Ein Streitpunkt war von Anfang an der so genannte Südtirol-Effekt, also der Werbeeffekt für Südtirol. Lässt sich der überhaupt messen?
Der sogenannte „Südtirol-Effekt“ ist im strengen Sinne kein Werbeeffekt, sondern eine wirtschaftlicher Effekt. Mindestens 150 Prozent der Fördersumme müssen im Land Südtirol ausgegeben werden. Also 50 Prozent mehr als die Förderung ausmacht. Das lässt sich sehr wohl messen. Die Abrechnungsprozeduren bei der Förderung sind extrem penibel und genau; da wird jede Hotelrechnung und jeder Taxischein genau kontrolliert und das ist auch gut so. Die Produzenten müssen sich daran halten, denn sonst wird ihnen ein beachtlicher Teil der Fördersumme gar nicht ausgezahlt. Laut Statistiken der BLS liegen die durchschnittlichen Ausgaben sogar ein gutes Stück über 150 Prozent. Es kann schon sein, dass es bei dem einen oder anderen Projekt Probleme gegeben hat, aber das müssen Sie bei der BLS nachfragen.

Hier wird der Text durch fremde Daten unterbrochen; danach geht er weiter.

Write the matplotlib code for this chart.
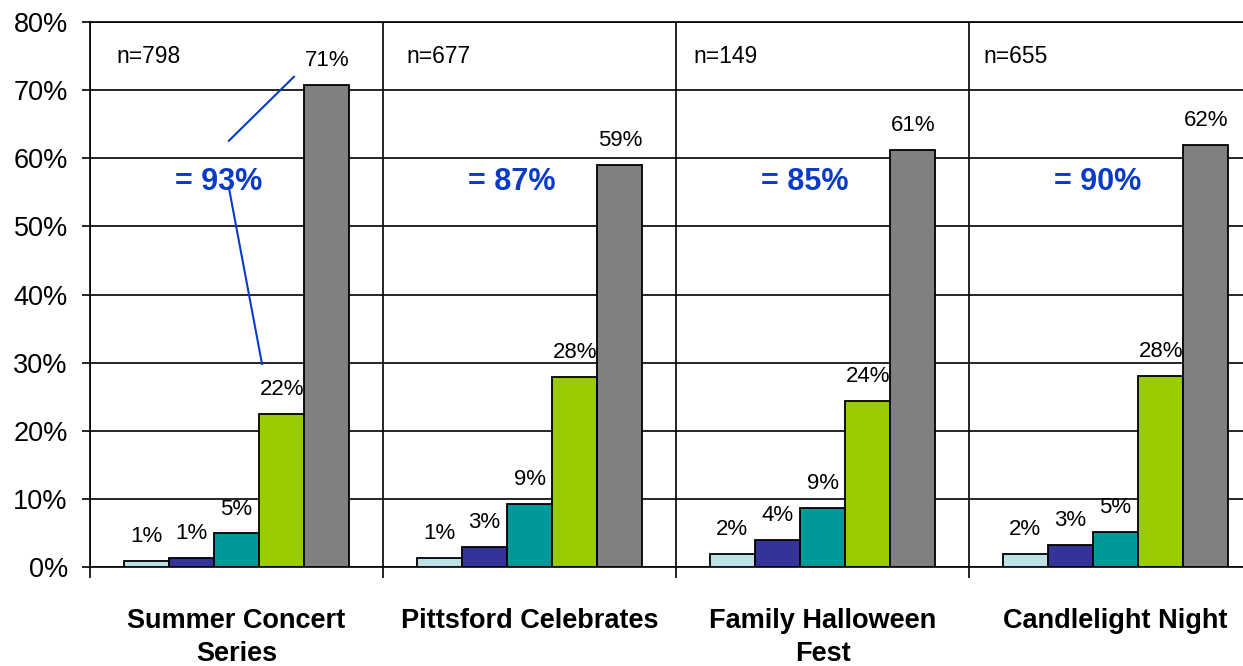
import numpy as np
import matplotlib
matplotlib.use("Agg")
import matplotlib.pyplot as plt

plt.rcParams['font.family'] = ['Liberation Sans', 'DejaVu Sans']

# events along the x axis
events = ["Summer Concert\nSeries", "Pittsford Celebrates",
          "Family Halloween\nFest", "Candlelight Night"]
sample_sizes = [798, 677, 149, 655]
top_two = ["= 93%", "= 87%", "= 85%", "= 90%"]

# share of respondents per rating, one list per rating level
rating1 = [0.8, 1.3, 1.9, 1.9]
rating2 = [1.3, 2.9, 4.0, 3.2]
rating3 = [4.9, 9.2, 8.7, 5.1]
rating4 = [22.4, 27.9, 24.3, 28.1]
rating5 = [70.8, 59.0, 61.2, 62.0]

series = [rating1, rating2, rating3, rating4, rating5]
colors = ['#BCE2E5', '#333399', '#009999', '#99CC00', '#808080']
blue = '#0A3BC8'

fig = plt.figure(figsize=(12.43, 6.66), dpi=100)
ax = fig.add_axes([0.0724, 0.149, 0.943, 0.8175])

x = np.arange(len(events))
bw = 0.154
for k, (vals, c) in enumerate(zip(series, colors)):
    pos = x + (k - 2) * bw
    ax.bar(pos, vals, bw, color=c, edgecolor='black', linewidth=1.3, zorder=3)
    for xp, v in zip(pos, vals):
        ax.annotate(f"{v:.0f}%", (xp, v), xytext=(0, 10), textcoords='offset points',
                    ha='center', va='bottom', fontsize=16, zorder=4)

ax.set_xlim(-0.5, len(events) - 0.5)
ax.set_ylim(0, 80)
ax.set_yticks(np.arange(0, 81, 10))
ax.set_yticklabels([f"{t}%" for t in range(0, 81, 10)], fontsize=19.5)
ax.tick_params(axis='y', length=6, width=1.2, pad=10)

ax.set_xticks(x)
ax.set_xticklabels(events, fontsize=19.5, fontweight='bold', linespacing=1.35)
ax.set_xticks(np.arange(-0.5, len(events), 1), minor=True)
ax.tick_params(axis='x', which='major', length=0, pad=30)
ax.tick_params(axis='x', which='minor', length=8, width=1.2)

ax.grid(axis='y', which='major', color='black', linewidth=1.2, zorder=1)
ax.grid(axis='x', which='minor', color='black', linewidth=1.2, zorder=1)
for s in ax.spines.values():
    s.set_linewidth(1.2)
ax.spines['right'].set_visible(False)

n_offsets = [0.09, 0.08, 0.06, 0.05]
for i in range(len(events)):
    ax.text(i - 0.5 + n_offsets[i], 75, f"n={sample_sizes[i]}", fontsize=16.5,
            ha='left', va='center')
    ax.text(i - 0.06, 56.6, top_two[i], fontsize=22, fontweight='bold',
            color=blue, ha='center', va='center', zorder=4)

# connector lines from the sum to the two top bars
ax.plot([-0.026, 0.196], [62.6, 72.0], color=blue, linewidth=1.5, zorder=4)
ax.plot([-0.026, 0.087], [55.7, 29.8], color=blue, linewidth=1.5, zorder=4)

fig.savefig("out.png", dpi=100)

Das klingt, als ob von der Filmförderung vor allem Hoteliere und Taxis profitieren würden. Lässt sich auch der qualitative Effekt eines Projekts auf die einheimische Filmbranche messen?

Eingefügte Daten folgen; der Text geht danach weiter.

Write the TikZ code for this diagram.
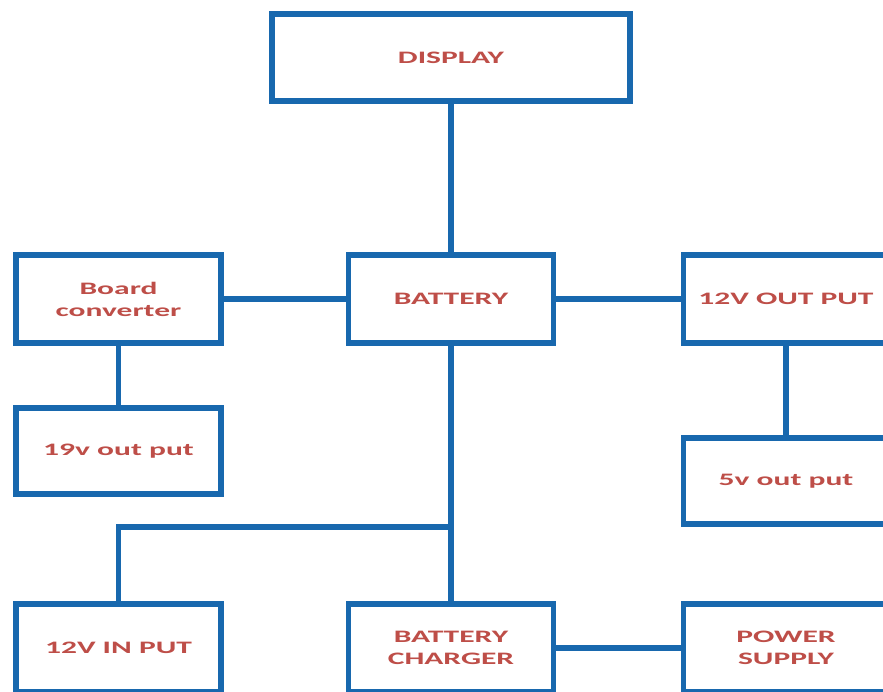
\documentclass[tikz,border=0pt]{standalone}
\usepackage{fontspec}
\newfontfamily\boxfont[FakeStretch=1.8]{Carlito}
\definecolor{lineblue}{RGB}{24,104,174}
\definecolor{textred}{RGB}{190,78,72}
\tikzset{
	blockbox/.style={draw=lineblue, line width=5.5pt, fill=white, minimum width=205pt, minimum height=88pt, align=center, text=textred, font=\boxfont\bfseries\fontsize{17.5}{22}\selectfont},
	wire/.style={draw=lineblue, line width=5.5pt}
}

\begin{document}
\begin{tikzpicture}[x=1pt, y=-1pt]
			%%%%% START %%%%%
			\useasboundingbox[fill=white] (0, 0) rectangle (883, 692);
			
			\node[blockbox, minimum width=358pt, minimum height=87pt] (disp) at (451, 57.5) {DISPLAY};
			
			\node[blockbox] (board) at (118.5, 299) {Board\\converter};
			\node[blockbox] (batt) at (451, 299) {BATTERY};
			\node[blockbox] (out12) at (786, 299) {12V OUT PUT};
			
			\node[blockbox, minimum height=86pt] (out19) at (118.5, 451) {19v out put};
			\node[blockbox, minimum height=86pt] (out5) at (786, 481) {5v out put};
			
			\node[blockbox] (in12) at (118.5, 648) {12V IN PUT};
			\node[blockbox] (charger) at (451, 648) {BATTERY\\CHARGER};
			\node[blockbox] (supply) at (786, 648) {POWER\\SUPPLY};
			
			\coordinate (junc) at (451, 527);
			
			\draw[wire] (disp) -- (batt);
			\draw[wire] (board) -- (batt);
			\draw[wire] (batt) -- (out12);
			\draw[wire] (board) -- (out19);
			\draw[wire] (out12) -- (out5);
			\draw[wire] (batt) -- (charger);
			\draw[wire] (junc) -| (in12);
			\draw[wire] (charger) -- (supply);
			
			%%%%% END %%%%%
\end{tikzpicture}
\end{document}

Der lässt sich naturgemäß schwieriger feststellen. Deshalb steht genau diese Frage im Raum: Wofür wird das Geld genau ausgegeben? Primär für Hotels, Restaurants und Technikverleih oder auch für einheimische Filmschaffende, Schauspieler oder Serviceproduktionsfirmen. Daher fordern wir als FAS eine Art Punktesystem, mit quasi objektiven und vor allem transparenten Maßstäben für die Entscheidung, welches Projekt gefördert werden soll. Je mehr Südtiroler in guten Positionen in einem Projekt arbeiten, je mehr lokale Firmen eingebunden sind, desto mehr Punkte sollten dafür vergeben werden.
Die Landesregierung hat beschlossen, die BLS, SMG und TIS in einer einzigen Gesellschaft zusammenzufassen. Was erwartet die Filmbranche davon?
Wir sind da völlig offen, da es ja noch keine Anhaltspunkte gibt was sich wie verändern wird. Die Zusammenarbeit mit der bisherigen Leitung der BLS war gut. Daher sind wir zuversichtlich.
Interview: Heinrich Schwazer
Andreas Pichler
Andreas Pichler, 1967 in Bozen geboren, hat in Bologna und in Berlin an der Universität Philosophie und Theaterwissenschaften studiert. Er arbeitet als Regisseur und Autor von Dokumentarfilmen in Deutschland, Italien und Österreich. Die meisten seiner Filme sind Europäische Koproduktionen und liefen auf zahlreichen Internationalen Festivals. Vor kurzem lief sein Film „Das Venedig Prinzip“ erfolgreich in den Deutschen und Österreichischen Kinos, der auch in die Auswahl für den Deutschen Filmpreis gelangte. 2004 wurde er für seinen Film „Call me Babylon“ mit dem Adolf Grimme Preis ausgezeichnet, ein Jahr später wurde der Film für den Prix Europa nominiert. 2013 erhielt er den Quandt Medien Preis für “Die Lithium Revolution” Seit einigen Jahren ist er auch als Produzent für die Firmen Miramonte Film und Echo Film tätig. Drei Jahre lang war er Präsident der FAS – Film Association Southtyrol, seit 2012 leitet Patrick Kofler die Geschicke des Verbandes, Pichler ist aber weiterhin im Vorstand vertreten.